Written problem
Find each line holding the word "this" and give the total alone.

────────

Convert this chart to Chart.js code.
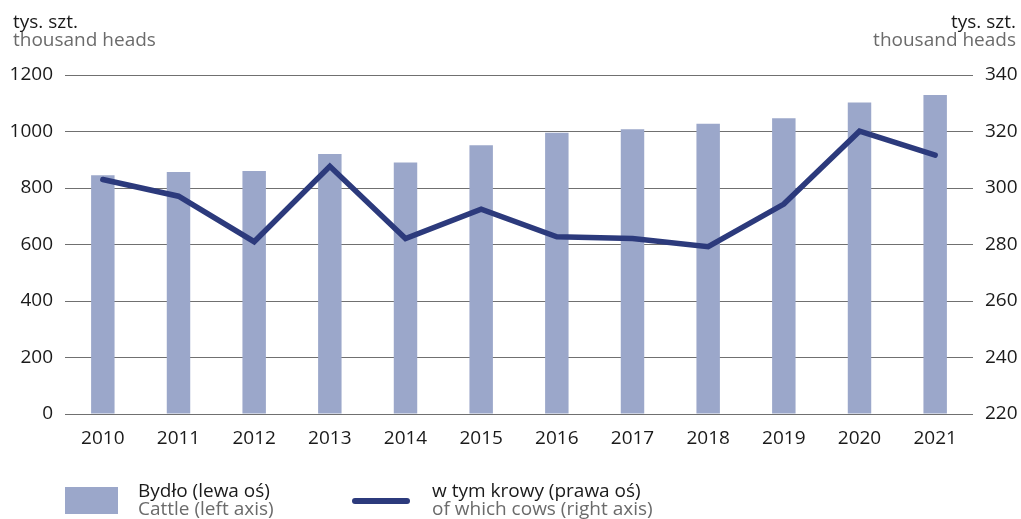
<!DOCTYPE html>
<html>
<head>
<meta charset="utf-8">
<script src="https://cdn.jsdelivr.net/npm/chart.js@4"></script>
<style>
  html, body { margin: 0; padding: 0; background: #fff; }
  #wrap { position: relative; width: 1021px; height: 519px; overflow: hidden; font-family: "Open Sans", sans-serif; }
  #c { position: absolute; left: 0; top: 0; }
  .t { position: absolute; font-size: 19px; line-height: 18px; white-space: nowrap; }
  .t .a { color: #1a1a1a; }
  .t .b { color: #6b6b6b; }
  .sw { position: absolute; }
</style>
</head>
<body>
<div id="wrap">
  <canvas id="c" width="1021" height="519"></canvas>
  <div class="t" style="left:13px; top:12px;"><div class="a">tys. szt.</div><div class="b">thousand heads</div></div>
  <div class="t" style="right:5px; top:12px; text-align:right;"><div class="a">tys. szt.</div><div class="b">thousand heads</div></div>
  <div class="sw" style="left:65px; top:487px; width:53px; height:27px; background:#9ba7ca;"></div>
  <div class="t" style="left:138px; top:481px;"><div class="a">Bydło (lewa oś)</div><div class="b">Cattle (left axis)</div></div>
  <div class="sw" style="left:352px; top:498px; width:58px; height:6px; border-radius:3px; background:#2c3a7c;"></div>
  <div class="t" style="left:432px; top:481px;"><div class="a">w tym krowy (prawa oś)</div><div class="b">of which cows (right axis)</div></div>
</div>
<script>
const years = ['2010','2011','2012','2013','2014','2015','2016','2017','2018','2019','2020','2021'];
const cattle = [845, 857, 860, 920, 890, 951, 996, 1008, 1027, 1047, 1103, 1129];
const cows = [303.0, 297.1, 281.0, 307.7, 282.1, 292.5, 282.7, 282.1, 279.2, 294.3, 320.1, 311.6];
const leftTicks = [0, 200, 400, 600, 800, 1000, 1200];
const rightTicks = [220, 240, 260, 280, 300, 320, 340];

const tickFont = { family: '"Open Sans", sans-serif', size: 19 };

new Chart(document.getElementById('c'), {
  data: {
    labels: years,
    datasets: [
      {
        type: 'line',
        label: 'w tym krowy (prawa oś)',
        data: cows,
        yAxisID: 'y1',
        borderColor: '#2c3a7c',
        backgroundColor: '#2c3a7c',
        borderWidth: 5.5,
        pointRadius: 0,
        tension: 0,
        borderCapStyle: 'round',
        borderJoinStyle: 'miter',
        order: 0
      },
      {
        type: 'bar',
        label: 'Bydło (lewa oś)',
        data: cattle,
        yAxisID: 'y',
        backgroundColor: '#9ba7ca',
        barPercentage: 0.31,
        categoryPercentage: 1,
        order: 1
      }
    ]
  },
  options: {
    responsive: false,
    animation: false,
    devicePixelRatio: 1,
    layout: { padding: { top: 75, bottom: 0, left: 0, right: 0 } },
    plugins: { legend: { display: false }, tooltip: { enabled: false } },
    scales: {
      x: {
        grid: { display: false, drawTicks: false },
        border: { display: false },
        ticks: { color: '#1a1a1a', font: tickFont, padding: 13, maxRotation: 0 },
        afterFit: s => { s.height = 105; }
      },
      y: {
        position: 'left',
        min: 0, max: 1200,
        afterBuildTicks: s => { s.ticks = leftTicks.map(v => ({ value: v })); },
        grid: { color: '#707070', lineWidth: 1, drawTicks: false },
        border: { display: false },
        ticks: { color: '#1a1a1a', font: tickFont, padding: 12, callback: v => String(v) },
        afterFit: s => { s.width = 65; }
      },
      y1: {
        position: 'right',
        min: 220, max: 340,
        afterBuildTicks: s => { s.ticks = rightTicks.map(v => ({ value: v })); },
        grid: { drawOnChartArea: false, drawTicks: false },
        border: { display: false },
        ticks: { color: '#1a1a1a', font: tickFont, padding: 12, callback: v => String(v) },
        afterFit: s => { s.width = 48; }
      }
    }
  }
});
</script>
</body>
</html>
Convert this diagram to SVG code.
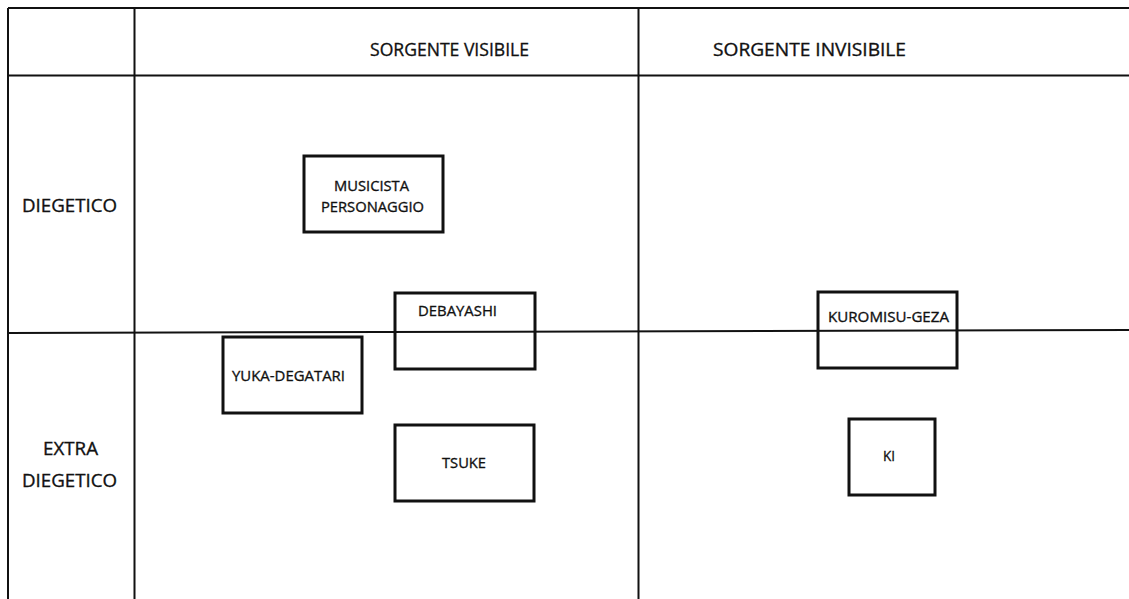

────────

Reply
2